Who knew that Mayor Sylvester Turner would be the man to get out and push?
This week, after years of refusing to budge, the Houston Firefighter Relief and Retirement Fund board finally voted to move forward on Turner’s pension deal. They’ve joined two other unions on a plan designed to get our city out of a $8.3 billion hole.
Don’t pop the champagne just yet, but Turner is undeniably closer to the longelusive goal of pension reform than any of his predecessors.
Ever since a benefit increase in 2001 caused pension costs to skyrocket, Houston’s mayors have tried to negotiate deals to bring expenses back in line with the city’s limited budget. Accounting and actuarial tables are a part of that challenge, but it isn’t enough to get the numbers right. You have to get it passed. And so far, Turner has demonstrated the political finesse necessary to bring all three pension boards to the table and agree on moving a reform plan to the state Legislature, which unfortunately holds the reins on our local pensions.

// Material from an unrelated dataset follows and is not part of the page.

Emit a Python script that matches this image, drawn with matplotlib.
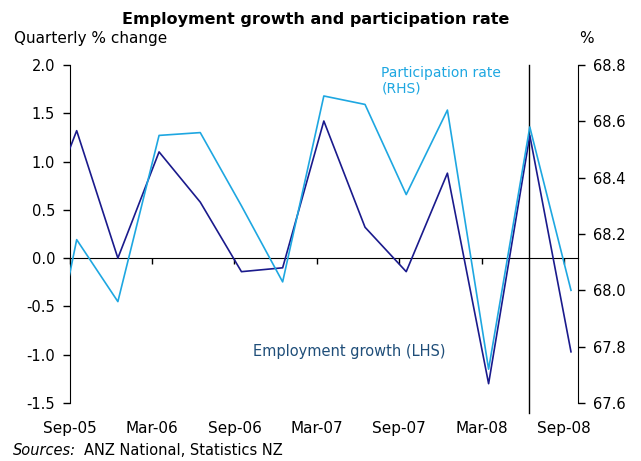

City Council is supposed to vote on this framework today, but outside politicians like state Sen. Paul Bettencourt, R-Houston, are calling for a delay until third-party experts get a look at the hard numbers. So far, the public has only seen a general outline.
Even that outline raises plenty of concerns. The presumed 7 percent rate of return — down from 8.5 percent — is still overly optimistic. And taxpayers deserve a guarantee that the so-called “corridor” and “thermostat” rules will effectively cap the city’s burden if pension obligations grow beyond expectations.
Houston has been hurt before by pension deals that promised one thing and delivered another. The fact that all three public unions backed Turner’s campaign for mayor is enough to garner some justified skepticism. If we’ve learned anything from the 2001 pension disaster, City Council should demand an expert analysis of the specific numbers to ensure that we’re getting real reform. The devil is in the details and Houstonians shouldn’t have to wait until the bill is written in Austin to know what we’re getting.
But hiring accountants to check the numbers is easy. Politics are hard. Unlike in the private sector, Mayor Turner can’t just insist that Houston switch to a 401(k)-style plan.
Any change to the overall frame would lose support from unions. Trying to fight this on the floor of the Legislature could transform a Houston-specific deal into a statewide battle. Any real delay practically guarantees that we’ll have to wait for another Legislative session to get the job done. Meanwhile, Houston taxpayers would get stuck paying into an unsustainable pension system for another two years.
Demanding the perfect is the enemy of the good. So is this a good deal? That’s the real $8.3 billion question that we’re waiting for the experts to answer.